Find the lines containing the word "chart" and copy every one of them.

————————

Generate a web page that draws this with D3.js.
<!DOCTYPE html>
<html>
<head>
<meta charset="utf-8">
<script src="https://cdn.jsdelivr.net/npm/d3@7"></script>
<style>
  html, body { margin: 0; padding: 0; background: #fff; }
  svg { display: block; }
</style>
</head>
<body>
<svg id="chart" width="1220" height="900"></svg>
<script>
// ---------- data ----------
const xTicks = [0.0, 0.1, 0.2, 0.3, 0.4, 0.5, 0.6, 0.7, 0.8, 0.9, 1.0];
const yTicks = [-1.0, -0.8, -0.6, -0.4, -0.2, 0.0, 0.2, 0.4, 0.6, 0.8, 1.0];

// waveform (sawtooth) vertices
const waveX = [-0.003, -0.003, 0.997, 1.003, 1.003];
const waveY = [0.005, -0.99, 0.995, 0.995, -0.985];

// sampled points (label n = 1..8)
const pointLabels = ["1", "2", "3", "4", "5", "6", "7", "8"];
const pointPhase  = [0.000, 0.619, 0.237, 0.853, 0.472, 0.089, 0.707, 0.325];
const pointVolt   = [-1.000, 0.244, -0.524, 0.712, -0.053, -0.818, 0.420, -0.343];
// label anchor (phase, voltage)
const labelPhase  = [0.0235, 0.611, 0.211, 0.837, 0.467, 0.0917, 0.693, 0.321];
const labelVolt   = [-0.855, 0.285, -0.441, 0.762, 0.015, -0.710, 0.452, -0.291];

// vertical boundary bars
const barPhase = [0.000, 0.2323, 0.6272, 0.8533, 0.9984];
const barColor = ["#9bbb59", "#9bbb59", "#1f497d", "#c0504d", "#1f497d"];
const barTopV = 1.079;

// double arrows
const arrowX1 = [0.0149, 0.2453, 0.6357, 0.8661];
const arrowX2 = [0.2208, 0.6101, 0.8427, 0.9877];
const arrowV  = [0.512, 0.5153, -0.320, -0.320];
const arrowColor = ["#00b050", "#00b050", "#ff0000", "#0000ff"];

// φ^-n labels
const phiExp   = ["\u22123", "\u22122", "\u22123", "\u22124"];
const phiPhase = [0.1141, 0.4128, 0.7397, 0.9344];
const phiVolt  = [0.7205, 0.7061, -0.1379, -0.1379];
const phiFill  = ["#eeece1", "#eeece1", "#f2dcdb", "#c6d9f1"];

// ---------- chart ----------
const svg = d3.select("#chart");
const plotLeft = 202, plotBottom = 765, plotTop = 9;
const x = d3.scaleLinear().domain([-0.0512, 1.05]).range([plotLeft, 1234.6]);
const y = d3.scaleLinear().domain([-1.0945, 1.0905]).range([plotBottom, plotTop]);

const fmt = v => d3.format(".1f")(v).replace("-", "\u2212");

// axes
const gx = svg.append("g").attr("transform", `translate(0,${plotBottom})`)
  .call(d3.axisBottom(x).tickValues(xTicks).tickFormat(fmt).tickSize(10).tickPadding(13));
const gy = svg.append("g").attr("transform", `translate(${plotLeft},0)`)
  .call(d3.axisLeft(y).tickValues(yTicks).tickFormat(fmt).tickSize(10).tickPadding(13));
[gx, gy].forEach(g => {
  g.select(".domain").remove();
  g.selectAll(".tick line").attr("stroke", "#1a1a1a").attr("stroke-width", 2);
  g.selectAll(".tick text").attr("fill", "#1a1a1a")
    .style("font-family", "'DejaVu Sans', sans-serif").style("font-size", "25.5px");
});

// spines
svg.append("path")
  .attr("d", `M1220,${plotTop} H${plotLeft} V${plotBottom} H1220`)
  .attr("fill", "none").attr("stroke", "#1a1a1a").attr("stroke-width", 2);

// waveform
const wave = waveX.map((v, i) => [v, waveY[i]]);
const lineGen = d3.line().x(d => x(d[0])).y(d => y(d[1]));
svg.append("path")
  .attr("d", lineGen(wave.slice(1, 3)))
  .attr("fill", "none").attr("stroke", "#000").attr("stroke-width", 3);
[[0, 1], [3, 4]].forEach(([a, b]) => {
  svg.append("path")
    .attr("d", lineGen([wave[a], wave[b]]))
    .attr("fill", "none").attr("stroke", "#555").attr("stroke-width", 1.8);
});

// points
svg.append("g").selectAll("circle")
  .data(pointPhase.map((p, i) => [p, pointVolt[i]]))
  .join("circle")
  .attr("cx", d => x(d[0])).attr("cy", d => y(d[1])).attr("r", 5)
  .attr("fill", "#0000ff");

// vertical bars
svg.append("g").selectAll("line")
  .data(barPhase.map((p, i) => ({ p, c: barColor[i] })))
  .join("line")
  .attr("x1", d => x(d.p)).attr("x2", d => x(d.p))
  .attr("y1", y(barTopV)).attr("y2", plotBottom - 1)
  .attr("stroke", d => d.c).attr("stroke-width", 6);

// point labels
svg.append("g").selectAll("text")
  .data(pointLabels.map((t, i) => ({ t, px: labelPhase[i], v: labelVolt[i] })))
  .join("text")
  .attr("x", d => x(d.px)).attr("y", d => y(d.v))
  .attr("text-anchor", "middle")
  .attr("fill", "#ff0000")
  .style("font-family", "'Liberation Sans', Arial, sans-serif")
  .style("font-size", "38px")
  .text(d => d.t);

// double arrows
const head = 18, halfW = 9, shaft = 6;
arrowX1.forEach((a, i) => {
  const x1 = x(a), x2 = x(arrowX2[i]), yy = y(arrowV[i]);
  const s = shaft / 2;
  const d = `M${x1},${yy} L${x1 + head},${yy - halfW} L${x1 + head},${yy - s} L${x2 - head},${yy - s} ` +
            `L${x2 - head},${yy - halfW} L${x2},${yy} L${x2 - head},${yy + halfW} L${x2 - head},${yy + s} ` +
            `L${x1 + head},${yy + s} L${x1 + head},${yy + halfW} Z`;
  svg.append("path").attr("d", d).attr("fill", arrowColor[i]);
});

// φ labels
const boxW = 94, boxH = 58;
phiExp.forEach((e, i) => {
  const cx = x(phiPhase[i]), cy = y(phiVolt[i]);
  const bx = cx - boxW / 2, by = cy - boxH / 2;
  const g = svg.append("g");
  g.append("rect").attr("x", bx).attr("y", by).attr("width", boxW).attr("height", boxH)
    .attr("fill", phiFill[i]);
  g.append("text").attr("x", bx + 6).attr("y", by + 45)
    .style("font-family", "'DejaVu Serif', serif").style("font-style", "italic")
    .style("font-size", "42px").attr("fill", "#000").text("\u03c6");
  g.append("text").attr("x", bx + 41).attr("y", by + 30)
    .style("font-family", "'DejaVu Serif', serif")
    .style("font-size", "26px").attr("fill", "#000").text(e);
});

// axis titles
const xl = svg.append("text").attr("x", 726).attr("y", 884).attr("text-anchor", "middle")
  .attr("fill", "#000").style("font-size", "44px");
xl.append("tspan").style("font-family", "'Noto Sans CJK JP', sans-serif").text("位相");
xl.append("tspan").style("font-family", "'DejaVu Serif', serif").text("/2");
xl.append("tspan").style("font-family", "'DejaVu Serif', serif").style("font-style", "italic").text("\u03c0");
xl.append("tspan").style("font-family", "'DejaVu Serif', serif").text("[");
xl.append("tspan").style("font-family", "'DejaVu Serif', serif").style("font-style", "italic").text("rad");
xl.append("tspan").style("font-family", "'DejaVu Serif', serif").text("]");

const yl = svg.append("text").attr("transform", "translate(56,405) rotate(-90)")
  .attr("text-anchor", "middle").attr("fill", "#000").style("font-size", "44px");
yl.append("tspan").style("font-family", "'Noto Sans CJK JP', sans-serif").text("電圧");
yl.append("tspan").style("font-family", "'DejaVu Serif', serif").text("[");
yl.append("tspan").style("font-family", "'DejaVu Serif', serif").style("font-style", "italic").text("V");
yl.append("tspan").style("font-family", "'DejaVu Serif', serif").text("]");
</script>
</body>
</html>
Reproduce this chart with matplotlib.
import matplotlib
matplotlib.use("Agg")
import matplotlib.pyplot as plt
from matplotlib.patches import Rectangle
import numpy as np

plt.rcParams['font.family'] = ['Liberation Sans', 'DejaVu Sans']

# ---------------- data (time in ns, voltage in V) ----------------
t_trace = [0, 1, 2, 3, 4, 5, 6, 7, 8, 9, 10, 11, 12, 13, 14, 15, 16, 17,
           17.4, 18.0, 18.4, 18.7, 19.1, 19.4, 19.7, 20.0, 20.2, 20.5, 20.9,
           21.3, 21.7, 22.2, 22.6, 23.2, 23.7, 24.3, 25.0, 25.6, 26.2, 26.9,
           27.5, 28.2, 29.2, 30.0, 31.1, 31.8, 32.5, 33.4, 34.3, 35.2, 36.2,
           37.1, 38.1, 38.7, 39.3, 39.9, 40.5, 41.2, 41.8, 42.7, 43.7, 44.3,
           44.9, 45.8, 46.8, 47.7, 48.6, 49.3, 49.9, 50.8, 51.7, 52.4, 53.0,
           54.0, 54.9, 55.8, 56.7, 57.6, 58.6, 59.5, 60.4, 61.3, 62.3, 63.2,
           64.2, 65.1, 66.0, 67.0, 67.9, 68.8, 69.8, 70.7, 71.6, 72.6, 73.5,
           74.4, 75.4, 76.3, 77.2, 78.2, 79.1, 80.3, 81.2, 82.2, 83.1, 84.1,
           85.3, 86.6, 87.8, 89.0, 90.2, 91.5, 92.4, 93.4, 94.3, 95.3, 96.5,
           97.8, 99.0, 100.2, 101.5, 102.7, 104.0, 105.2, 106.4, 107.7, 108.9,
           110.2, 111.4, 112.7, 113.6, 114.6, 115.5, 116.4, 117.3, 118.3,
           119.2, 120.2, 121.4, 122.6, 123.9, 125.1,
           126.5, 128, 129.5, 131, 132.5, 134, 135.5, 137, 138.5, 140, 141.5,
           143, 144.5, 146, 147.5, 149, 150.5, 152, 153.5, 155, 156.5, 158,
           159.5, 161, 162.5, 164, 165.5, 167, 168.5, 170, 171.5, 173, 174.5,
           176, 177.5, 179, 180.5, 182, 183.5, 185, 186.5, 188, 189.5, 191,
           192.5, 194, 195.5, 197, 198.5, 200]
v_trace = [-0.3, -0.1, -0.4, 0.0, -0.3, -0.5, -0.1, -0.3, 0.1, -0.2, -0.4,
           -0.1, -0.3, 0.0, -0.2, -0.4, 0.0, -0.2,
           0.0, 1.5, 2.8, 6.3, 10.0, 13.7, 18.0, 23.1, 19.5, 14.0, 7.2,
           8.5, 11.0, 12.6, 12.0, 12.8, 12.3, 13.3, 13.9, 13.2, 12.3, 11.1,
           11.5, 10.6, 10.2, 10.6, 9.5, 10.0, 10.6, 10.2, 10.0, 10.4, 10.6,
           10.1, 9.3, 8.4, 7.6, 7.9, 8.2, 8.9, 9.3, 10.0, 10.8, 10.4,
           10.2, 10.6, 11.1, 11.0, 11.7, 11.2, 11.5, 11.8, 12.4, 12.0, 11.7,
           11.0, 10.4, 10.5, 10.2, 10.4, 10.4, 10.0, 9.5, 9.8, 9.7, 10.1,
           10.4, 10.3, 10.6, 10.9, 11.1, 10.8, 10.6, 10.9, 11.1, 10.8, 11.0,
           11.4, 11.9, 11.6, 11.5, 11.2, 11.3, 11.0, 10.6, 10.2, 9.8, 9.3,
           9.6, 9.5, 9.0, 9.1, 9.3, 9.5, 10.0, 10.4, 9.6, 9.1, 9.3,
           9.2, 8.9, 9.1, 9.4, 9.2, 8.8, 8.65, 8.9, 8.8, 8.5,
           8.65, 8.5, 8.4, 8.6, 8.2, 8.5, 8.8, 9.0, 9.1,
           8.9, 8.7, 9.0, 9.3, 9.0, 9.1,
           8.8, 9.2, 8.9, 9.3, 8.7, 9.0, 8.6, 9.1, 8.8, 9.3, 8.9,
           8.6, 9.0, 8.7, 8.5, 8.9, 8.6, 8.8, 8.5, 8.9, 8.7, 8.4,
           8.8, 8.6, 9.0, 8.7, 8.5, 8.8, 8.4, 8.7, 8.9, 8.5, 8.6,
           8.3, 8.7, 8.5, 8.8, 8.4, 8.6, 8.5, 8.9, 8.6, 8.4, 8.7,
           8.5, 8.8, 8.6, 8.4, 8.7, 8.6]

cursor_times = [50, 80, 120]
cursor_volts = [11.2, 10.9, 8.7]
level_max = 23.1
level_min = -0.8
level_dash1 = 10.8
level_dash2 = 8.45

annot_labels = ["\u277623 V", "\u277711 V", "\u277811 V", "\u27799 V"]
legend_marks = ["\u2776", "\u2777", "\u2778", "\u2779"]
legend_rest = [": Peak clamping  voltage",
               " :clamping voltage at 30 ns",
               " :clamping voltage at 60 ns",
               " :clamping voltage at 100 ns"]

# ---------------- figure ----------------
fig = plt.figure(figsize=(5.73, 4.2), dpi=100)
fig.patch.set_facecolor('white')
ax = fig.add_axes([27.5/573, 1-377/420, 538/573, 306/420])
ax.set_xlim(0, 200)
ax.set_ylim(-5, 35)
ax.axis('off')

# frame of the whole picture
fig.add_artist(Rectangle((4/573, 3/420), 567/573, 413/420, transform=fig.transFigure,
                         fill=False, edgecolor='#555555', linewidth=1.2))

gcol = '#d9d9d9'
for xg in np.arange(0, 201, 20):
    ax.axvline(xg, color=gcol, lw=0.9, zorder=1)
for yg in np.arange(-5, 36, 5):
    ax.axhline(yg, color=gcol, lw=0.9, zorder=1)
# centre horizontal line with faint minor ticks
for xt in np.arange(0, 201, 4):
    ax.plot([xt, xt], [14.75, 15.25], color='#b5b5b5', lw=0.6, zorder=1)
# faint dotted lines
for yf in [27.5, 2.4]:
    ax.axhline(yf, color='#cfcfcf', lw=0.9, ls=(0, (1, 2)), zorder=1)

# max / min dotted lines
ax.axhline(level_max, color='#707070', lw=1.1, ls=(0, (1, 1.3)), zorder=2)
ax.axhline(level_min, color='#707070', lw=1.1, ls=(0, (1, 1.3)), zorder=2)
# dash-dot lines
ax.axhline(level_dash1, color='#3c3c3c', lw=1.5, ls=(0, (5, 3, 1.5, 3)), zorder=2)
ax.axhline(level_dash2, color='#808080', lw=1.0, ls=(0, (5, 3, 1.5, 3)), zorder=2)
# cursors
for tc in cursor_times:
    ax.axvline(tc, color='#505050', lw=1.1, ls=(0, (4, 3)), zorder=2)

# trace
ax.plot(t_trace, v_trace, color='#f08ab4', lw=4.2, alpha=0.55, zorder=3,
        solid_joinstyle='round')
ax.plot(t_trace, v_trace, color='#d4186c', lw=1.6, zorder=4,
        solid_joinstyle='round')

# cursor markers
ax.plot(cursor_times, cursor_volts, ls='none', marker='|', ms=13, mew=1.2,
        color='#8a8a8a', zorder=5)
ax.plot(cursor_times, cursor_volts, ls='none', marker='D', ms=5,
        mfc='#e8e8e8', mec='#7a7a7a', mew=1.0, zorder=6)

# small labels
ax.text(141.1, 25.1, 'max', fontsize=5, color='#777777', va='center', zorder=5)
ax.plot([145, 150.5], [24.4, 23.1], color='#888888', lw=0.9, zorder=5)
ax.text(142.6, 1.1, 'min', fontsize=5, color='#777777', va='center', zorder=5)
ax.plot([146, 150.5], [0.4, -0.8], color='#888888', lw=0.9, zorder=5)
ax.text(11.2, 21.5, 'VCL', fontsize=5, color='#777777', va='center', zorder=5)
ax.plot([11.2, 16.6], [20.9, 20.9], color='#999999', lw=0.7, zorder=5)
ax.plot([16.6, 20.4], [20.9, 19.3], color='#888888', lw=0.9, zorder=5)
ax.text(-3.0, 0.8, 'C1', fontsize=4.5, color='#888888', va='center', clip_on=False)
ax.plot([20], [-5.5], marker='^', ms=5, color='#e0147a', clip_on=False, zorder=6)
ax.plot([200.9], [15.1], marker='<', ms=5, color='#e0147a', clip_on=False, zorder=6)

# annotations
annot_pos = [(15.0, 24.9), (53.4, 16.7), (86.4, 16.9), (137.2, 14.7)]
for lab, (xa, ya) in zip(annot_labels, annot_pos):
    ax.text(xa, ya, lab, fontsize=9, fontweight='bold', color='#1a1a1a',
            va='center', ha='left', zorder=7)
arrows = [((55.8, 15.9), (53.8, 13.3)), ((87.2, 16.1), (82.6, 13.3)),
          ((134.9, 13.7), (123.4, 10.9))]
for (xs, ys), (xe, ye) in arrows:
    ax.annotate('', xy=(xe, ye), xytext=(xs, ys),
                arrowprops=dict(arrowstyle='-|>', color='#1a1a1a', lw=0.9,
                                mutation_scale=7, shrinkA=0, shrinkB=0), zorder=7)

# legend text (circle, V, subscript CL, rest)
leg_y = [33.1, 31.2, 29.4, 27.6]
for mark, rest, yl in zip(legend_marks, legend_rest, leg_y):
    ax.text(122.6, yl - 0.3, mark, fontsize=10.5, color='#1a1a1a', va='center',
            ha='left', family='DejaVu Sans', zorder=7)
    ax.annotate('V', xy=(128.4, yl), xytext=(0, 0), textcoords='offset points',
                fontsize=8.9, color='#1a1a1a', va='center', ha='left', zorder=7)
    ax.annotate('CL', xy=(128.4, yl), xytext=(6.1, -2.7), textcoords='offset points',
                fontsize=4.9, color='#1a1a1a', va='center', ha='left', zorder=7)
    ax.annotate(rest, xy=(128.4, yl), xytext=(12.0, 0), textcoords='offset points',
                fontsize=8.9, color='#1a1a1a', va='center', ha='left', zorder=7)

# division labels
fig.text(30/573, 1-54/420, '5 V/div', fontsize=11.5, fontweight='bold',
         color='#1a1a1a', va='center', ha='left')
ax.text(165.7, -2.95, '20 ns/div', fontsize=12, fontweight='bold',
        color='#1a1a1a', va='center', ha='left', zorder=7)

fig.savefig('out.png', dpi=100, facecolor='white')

————————

Output of the exercise>
<svg id="chart" width="1220" height="900"></svg>
// ---------- chart ----------
const svg = d3.select("#chart");
Reproduce this chart with matplotlib.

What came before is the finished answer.